On Tue, May 15, 2012 at 4:39 PM, Lee Booi Lim <lee.booi.lim at gmail.com> wrote:
> Are you referring to  S5P6440? May I know what is the weird behaviour?
> If this is related to 6440 only, can the driver be modified to support
> burst and yet allow to use single transfer to cater for 6440 case?
>
> Even the bottleneck is at peripherals, some peripherals do support
> burst mode. So that would be some performance gain if burst transfer
> is allowed.
>
> Thanks.
>
> On Tue, May 15, 2012 at 2:09 AM, Jassi Brar <jassisinghbrar at gmail.com> wrote:
>>
>> On Mon, May 14, 2012 at 3:05 PM, Lee Booi Lim <lee.booi.lim at gmail.com> wrote:
>>
>> > Even though the code works, it constrains the DMA controller from
>> > performing burst transfer. The performance is going to be slower to
>> > perform multiple single transfer when compared to multiple burst
>> > transfer (for burst case, some data might still be transferred as
>> > single if remaining bytes < burst_len * burst_size).
>> >
>> > So my questions are as below:
>> > 1. Why the burst transfer mode is not supported? Is it for simplicity,
>> > so that it will work for all cases no matter the peripheral is
>> > requesting burst/single? Or is it because of hardware constraint that
>> > is not documented? Why the performance is sacrificed?
>> >
>> Yes, it was meant to cover every case. IIRC 6440(?) behaved a bit weirdly
>> with bursts despite me, I believed, doing the things rightly.
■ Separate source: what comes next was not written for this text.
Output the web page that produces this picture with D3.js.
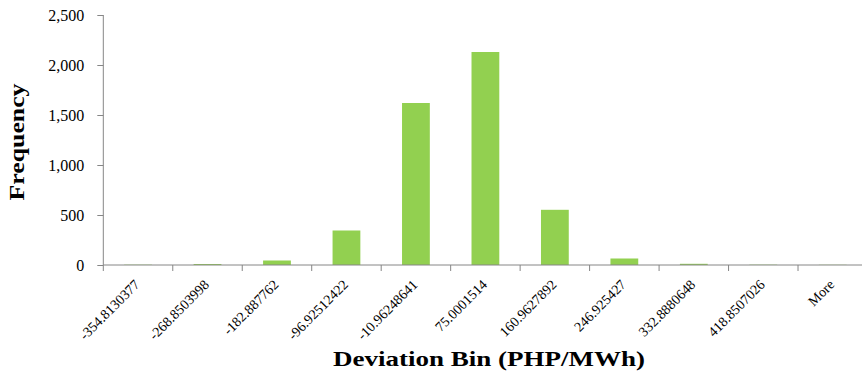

>> Anyways since it is for peripherals, dma wouldn't be the performance bottleneck.
>>
>>
>> > 2. By allowing the slave config to be passed in the burst length
>> > through device_control (pl330_control) function and yet the burst_len
>> > is always hard coded to 1 seems that misleading.
>> >            pch->burst_sz = __ffs(slave_config->src_addr_width);
>> >            pch->burst_len = slave_config->src_maxburst;
>> >            pch->burst_sz = __ffs(slave_config->dst_addr_width);
>> >            pch->burst_len = slave_config->dst_maxburst;
>> >
>> >           desc->rqcfg.brst_size = pch->burst_sz;
>> >           desc->rqcfg.brst_len = 1; (in pl330_prep_slave_sg and
>> > pl330_prep_dma_cyclic functions)
>> >
>> The unused pch->burst_len setting came with slave support to the pl330's
>> dmaengine driver, which was added later by Boojin Kim (CC'ed).
>>
>> > 3. May I know whether the DMARMB and DMAWMB are needed in PL330
>> > peripheral transfer functions? (Memory barriers are explicitly called
>> > in memory-to-memory transfer function.) We are doing a load and then
>> > store, without the read/write memory barrier will there be cases that
>> > the data store is executed first before valid data from DMALD is
>> > available?
>> >
>> No. By the PL330 manual
>>  "These enable write-after-read/read-after-write sequences to the same address
>> location with no hazards".
>> Since peripherals' FIFO exchange data with memory, we don't run that risk.
>> Hence only Mem->Mem transfers have the barriers.
>>
>> > 4. DMA PL330 is programmed to do a flushp each time after a single
>> > transfer, what is the purpose of that? The DMAFLUSHP is being issued
>> > each round may degrade the performance of DMA transfer also. Is it to
>> > cater for DMA transfer with single in response to burst request? Why
>> > can't the flushp being issued before the start of any single transfer
>> > and issued again after all single transfer?
>> >> 997                 off += _emit_WFP(dry_run, &buf[off], SINGLE, pxs->r->peri);
>> >> 998                 off += _emit_LD(dry_run, &buf[off], ALWAYS);
>> >> 999                 off += _emit_STP(dry_run, &buf[off], SINGLE, pxs->r->peri);
>> >> 1000                 off += _emit_FLUSHP(dry_run, &buf[off], pxs->r->peri);
>> >
>> Again this was for robustness and to work with most peripherals.
>> Though I think we could do flush only once before the start of a transfer.